Es stellte sich heraus, dass der Schrank durch einen wackligen Kleiderständer im Bad ersetzt worden war.

«Was erwartest du für einen Preis von 30 Euro im Tag!», bellte ich die heulende Greta an. «DU WOLLTEST DOCH DIE RENTNERPACKUNG MIT KUR INKLUSIVE?» Alfredo öffnete die Läden. Wir schauten aus dem Fenster. Unter uns dampfte der Fango. Vis-à-vis winkte das Rüsche-Sofa aus dem Fenster. Sie nuggelte an einem weitern Fläschchen Bier. Ihre Augen hatten die Röte der untergehenden Sonne. Aber nix da Sonne. 12 Grad minus. Und Schneegestöber.

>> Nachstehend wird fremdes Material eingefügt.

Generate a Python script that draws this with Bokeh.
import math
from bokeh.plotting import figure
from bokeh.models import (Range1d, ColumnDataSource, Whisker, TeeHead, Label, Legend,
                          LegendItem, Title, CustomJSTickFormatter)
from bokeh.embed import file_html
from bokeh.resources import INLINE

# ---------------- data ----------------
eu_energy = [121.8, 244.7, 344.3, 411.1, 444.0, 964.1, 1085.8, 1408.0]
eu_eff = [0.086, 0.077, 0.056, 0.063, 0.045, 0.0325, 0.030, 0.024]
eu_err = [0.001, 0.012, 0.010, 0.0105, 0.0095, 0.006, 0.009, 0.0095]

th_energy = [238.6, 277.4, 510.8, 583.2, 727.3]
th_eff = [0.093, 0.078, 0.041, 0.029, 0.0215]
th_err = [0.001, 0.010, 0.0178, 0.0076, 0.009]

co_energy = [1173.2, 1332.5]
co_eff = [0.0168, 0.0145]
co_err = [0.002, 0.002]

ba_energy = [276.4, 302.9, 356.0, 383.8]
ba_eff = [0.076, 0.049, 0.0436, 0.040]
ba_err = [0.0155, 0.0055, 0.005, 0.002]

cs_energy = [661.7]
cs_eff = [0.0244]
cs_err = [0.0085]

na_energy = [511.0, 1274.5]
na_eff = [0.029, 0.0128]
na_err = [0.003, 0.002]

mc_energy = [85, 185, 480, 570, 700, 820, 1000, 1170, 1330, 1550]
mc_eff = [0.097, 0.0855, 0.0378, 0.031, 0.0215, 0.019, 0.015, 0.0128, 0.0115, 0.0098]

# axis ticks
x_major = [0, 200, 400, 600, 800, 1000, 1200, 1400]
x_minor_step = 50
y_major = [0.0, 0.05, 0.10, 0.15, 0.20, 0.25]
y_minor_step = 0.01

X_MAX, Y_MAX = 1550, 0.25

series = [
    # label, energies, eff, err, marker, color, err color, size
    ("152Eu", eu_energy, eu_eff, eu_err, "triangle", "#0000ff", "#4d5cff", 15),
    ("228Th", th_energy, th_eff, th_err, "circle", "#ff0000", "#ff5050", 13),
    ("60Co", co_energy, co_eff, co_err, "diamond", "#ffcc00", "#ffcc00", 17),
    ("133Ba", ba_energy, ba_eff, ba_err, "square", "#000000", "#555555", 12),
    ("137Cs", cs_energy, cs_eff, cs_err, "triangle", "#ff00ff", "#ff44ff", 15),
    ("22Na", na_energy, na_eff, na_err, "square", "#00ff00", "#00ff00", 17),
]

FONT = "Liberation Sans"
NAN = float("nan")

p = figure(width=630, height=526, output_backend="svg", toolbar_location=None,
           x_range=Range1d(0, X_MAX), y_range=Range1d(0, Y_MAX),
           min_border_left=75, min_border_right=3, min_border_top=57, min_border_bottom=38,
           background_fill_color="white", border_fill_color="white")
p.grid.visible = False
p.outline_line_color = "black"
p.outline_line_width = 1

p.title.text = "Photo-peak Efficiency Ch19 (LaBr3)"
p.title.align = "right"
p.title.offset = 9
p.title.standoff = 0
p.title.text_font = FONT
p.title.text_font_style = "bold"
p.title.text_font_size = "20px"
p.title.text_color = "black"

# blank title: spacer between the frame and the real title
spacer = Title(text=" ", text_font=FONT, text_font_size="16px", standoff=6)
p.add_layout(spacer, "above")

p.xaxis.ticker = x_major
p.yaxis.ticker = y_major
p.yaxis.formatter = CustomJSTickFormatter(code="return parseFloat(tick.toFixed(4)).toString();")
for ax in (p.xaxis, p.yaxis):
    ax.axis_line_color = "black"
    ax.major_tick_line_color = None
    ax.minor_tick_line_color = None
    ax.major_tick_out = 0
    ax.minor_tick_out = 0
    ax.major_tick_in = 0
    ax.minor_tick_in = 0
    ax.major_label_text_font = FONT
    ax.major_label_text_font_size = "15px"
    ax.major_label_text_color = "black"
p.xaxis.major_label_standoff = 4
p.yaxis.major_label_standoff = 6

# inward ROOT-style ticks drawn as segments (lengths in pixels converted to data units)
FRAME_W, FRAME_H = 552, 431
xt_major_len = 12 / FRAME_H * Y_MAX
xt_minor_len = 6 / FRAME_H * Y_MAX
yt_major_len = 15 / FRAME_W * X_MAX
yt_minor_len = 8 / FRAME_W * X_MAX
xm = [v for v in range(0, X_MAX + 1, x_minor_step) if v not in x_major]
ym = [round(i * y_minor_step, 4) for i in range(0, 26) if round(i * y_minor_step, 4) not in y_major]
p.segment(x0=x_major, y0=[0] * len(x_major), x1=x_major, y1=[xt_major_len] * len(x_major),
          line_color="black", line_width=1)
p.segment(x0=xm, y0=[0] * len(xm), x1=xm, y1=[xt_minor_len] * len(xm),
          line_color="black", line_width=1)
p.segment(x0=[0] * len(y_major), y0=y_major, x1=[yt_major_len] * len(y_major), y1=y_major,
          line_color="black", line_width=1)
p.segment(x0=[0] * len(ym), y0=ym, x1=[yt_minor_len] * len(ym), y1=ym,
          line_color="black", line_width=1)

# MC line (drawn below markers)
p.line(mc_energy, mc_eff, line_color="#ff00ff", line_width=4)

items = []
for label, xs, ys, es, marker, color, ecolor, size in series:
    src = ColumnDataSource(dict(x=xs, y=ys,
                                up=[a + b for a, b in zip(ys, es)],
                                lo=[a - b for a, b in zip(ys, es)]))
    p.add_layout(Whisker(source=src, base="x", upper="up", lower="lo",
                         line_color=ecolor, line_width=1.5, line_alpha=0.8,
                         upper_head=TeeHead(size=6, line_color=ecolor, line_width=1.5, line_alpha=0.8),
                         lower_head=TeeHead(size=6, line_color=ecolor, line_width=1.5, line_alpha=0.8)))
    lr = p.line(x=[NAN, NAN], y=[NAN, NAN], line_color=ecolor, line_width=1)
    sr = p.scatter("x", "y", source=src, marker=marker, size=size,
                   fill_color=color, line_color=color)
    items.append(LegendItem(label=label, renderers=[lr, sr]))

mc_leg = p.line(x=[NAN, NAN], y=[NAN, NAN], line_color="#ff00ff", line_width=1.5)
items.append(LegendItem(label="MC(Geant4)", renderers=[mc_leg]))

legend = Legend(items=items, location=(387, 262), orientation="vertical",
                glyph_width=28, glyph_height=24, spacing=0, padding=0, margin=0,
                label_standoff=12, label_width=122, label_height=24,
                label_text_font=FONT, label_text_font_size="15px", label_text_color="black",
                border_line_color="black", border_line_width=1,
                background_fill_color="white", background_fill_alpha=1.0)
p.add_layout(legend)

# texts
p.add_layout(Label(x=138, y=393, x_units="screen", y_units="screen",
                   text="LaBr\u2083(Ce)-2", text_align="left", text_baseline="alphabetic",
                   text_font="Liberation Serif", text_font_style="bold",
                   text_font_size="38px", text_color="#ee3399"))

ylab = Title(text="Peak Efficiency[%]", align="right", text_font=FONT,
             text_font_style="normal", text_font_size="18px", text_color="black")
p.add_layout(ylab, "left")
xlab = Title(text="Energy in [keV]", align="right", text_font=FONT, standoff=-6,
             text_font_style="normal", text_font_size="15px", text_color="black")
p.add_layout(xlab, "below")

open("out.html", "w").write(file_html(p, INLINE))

«Das hier ist kein Zimmer. Das ist ein Eisschrank», müffelte Greta. Alfredo zeigte fröhlich auf den blubbernden Dreck hinter dem Haus: «Ist Fango feuriges heiss? dann ebenso heisses Tango-Night... und wenn zu weniges heiss, offerieren Alfredo gutes Massagio gegen kleines Extrapreis!»
«Wir sind in einem Puff», flüsterte ich Gretchen zu. Diese schaute Alfredo anzüglich an und liess einen Gummibären zwischen den Lippen reinflutschen: «? über die Massage reden wir noch, caro Alfredo. Vorher aber zeigst du mir für ein kleines Extra deine beste Suite!»

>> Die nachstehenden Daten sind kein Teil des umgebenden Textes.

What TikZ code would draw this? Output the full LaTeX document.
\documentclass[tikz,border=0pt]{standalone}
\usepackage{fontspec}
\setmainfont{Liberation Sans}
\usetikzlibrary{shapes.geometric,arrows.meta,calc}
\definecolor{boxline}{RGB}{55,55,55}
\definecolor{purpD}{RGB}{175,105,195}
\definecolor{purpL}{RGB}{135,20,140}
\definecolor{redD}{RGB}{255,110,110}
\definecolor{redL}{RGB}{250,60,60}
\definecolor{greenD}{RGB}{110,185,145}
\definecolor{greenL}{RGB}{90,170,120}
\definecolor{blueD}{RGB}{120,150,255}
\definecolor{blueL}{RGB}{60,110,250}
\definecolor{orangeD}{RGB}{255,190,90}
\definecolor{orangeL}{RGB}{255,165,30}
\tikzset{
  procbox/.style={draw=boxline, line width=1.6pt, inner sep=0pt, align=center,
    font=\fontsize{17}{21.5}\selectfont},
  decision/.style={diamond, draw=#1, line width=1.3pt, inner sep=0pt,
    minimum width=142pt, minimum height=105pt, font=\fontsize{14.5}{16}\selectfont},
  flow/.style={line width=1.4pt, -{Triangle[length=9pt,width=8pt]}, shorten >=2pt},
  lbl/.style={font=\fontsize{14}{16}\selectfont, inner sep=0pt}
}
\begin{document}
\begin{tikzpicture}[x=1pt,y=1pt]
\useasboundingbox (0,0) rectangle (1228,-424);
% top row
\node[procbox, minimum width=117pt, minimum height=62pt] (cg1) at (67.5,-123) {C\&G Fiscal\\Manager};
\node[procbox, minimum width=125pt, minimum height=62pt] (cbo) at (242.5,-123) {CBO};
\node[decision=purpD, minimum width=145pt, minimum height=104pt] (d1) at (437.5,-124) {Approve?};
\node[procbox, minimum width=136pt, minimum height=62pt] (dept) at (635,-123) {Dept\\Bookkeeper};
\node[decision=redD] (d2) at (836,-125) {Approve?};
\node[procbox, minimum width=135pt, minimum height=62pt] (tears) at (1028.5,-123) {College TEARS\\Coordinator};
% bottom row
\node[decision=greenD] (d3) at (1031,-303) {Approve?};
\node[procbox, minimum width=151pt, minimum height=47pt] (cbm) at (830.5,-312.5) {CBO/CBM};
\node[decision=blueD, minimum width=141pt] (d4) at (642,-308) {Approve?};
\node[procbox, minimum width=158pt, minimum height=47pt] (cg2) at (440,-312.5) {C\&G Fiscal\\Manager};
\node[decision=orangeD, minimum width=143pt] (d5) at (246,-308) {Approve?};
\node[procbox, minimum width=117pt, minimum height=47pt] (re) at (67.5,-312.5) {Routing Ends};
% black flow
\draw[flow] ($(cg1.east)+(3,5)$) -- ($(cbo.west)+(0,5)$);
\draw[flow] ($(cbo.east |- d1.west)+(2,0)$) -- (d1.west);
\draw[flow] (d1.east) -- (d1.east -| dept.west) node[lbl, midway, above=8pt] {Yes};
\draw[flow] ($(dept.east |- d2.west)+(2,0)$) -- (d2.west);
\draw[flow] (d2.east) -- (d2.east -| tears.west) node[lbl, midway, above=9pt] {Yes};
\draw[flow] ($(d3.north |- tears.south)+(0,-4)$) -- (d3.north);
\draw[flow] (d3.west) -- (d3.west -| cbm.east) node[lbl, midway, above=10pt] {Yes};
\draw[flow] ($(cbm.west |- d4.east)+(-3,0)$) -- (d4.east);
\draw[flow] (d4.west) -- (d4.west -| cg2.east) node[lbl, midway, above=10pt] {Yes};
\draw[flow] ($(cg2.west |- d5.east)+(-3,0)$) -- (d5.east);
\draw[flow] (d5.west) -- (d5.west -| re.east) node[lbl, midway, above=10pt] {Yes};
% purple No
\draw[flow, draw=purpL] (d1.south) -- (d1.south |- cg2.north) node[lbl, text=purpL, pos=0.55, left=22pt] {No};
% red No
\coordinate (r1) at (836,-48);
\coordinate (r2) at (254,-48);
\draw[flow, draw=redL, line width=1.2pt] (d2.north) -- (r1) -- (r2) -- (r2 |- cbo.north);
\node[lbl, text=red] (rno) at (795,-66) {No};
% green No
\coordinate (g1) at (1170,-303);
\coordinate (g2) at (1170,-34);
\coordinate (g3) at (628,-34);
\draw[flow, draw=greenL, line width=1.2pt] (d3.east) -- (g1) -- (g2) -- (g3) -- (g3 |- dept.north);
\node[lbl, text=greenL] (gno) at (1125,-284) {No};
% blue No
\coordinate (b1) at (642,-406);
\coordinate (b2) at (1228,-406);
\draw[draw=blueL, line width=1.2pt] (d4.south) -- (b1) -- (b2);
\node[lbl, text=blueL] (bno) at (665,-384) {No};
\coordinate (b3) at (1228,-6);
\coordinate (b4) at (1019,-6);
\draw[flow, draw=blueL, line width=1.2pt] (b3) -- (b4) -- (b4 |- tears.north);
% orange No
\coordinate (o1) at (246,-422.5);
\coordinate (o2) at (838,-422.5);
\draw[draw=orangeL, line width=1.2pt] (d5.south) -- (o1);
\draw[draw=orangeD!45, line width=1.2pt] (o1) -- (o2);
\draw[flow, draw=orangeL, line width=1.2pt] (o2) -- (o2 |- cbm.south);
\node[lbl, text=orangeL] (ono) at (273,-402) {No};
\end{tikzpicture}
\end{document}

Für ein Zimmer mit Einbauschrank bezahlen wir nun das Doppelte. Als Supplement gibts allerdings einen Kleinfernseher - jedoch nur mit Zimmerantenne und Berlusconi im Bild. Dafür ist die Wasserspülung undicht.
«Zumindest etwas, das auf dieser Reise wie am Schnürchen läuft», müffelt Greta.

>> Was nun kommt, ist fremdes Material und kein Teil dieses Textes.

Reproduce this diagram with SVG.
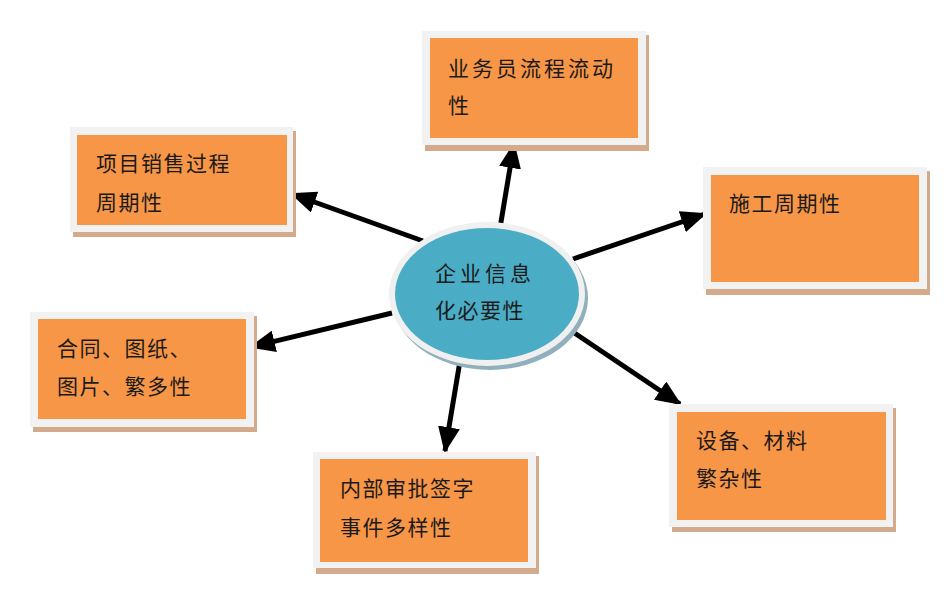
<svg xmlns="http://www.w3.org/2000/svg" width="949" height="589" viewBox="0 0 949 589">
<defs>
<style>
.sh{fill:#d3aa8c}
.fr{fill:#f2f2f2}
.in{fill:#f79646}
.t{font-family:"Noto Sans CJK SC","Noto Sans",sans-serif;font-size:21px;fill:#1a1a1a;letter-spacing:1.5px}
.c{fill:none;stroke:#000;stroke-width:5;marker-end:url(#ah)}
</style>
<marker id="ah" markerUnits="userSpaceOnUse" markerWidth="26" markerHeight="22" viewBox="0 0 26 22" refX="24" refY="11" orient="auto">
<path d="M0,0 L26,11 L0,22 Z" fill="#000"/>
</marker>
</defs>
<rect width="949" height="589" fill="#fff"/>
<g id="connectors">
<line class="c" x1="500" y1="228" x2="514" y2="144"/>
<line class="c" x1="423" y1="241" x2="292" y2="194"/>
<line class="c" x1="392" y1="313" x2="251" y2="347"/>
<line class="c" x1="573" y1="259" x2="705" y2="214"/>
<line class="c" x1="573" y1="332" x2="680" y2="404"/>
<line class="c" x1="460" y1="361" x2="445" y2="451"/>
</g>
<g id="center">
<ellipse cx="490" cy="298" rx="98" ry="72" fill="#8fb0bc"/>
<ellipse cx="487" cy="294" rx="98" ry="72" fill="#f0f0f0"/>
<ellipse cx="487" cy="294" rx="92" ry="66" fill="#4bacc6"/>
<text class="t" x="435" y="281" style="letter-spacing:4px">企业信息</text>
<text class="t" x="435" y="318">化必要性</text>
</g>
<g id="n-top">
<rect class="sh" x="425" y="35" width="224" height="116"/>
<rect class="fr" x="422" y="31" width="224" height="114"/>
<rect class="in" x="430" y="38" width="208" height="100"/>
<text class="t" x="448" y="76" style="letter-spacing:3px">业务员流程流动</text>
<text class="t" x="448" y="113">性</text>
</g>
<g id="n-topleft">
<rect class="sh" x="73" y="131" width="223" height="106"/>
<rect class="fr" x="70" y="127" width="223" height="105"/>
<rect class="in" x="77" y="135" width="210" height="90"/>
<text class="t" x="96" y="171">项目销售过程</text>
<text class="t" x="96" y="210">周期性</text>
</g>
<g id="n-right">
<rect class="sh" x="706" y="171" width="224" height="124"/>
<rect class="fr" x="703" y="167" width="224" height="122"/>
<rect class="in" x="711" y="175" width="208" height="107"/>
<text class="t" x="729" y="211">施工周期性</text>
</g>
<g id="n-left">
<rect class="sh" x="33" y="316" width="224" height="116"/>
<rect class="fr" x="30" y="312" width="224" height="115"/>
<rect class="in" x="38" y="319" width="208" height="100"/>
<text class="t" x="57" y="356">合同、图纸、</text>
<text class="t" x="57" y="394">图片、繁多性</text>
</g>
<g id="n-bottomright">
<rect class="sh" x="672" y="408" width="224" height="124"/>
<rect class="fr" x="669" y="404" width="224" height="123"/>
<rect class="in" x="677" y="412" width="209" height="108"/>
<text class="t" x="696" y="448">设备、材料</text>
<text class="t" x="696" y="486">繁杂性</text>
</g>
<g id="n-bottom">
<rect class="sh" x="316" y="456" width="223" height="118"/>
<rect class="fr" x="313" y="452" width="223" height="116"/>
<rect class="in" x="320" y="459" width="208" height="103"/>
<text class="t" x="340" y="496">内部审批签字</text>
<text class="t" x="340" y="535">事件多样性</text>
</g>
</svg>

Freitag - Innocent rief aus dem Ritz an: «Stell dir vor - die haben für die Raucher hier ein elegantes Kaminzimmer mit Cheminéefeuer eingerichtet. Ich werde jetzt gleich mal zum Apéro in den Salon gehen!» «Frag mal, ob bei dir ein Zimmer frei ist», schmeichelte ich.

STILLE. TIEFES DURCHATMEN.
Dann: «Es tut mir leid - das Hotel ist total ausgebucht. TOTAL AUSGEBUCHT. Weisst du eigentlich, was das hier kostet?!» Was kann man von einem Meerschweinchenhalter schon anderes erwarten.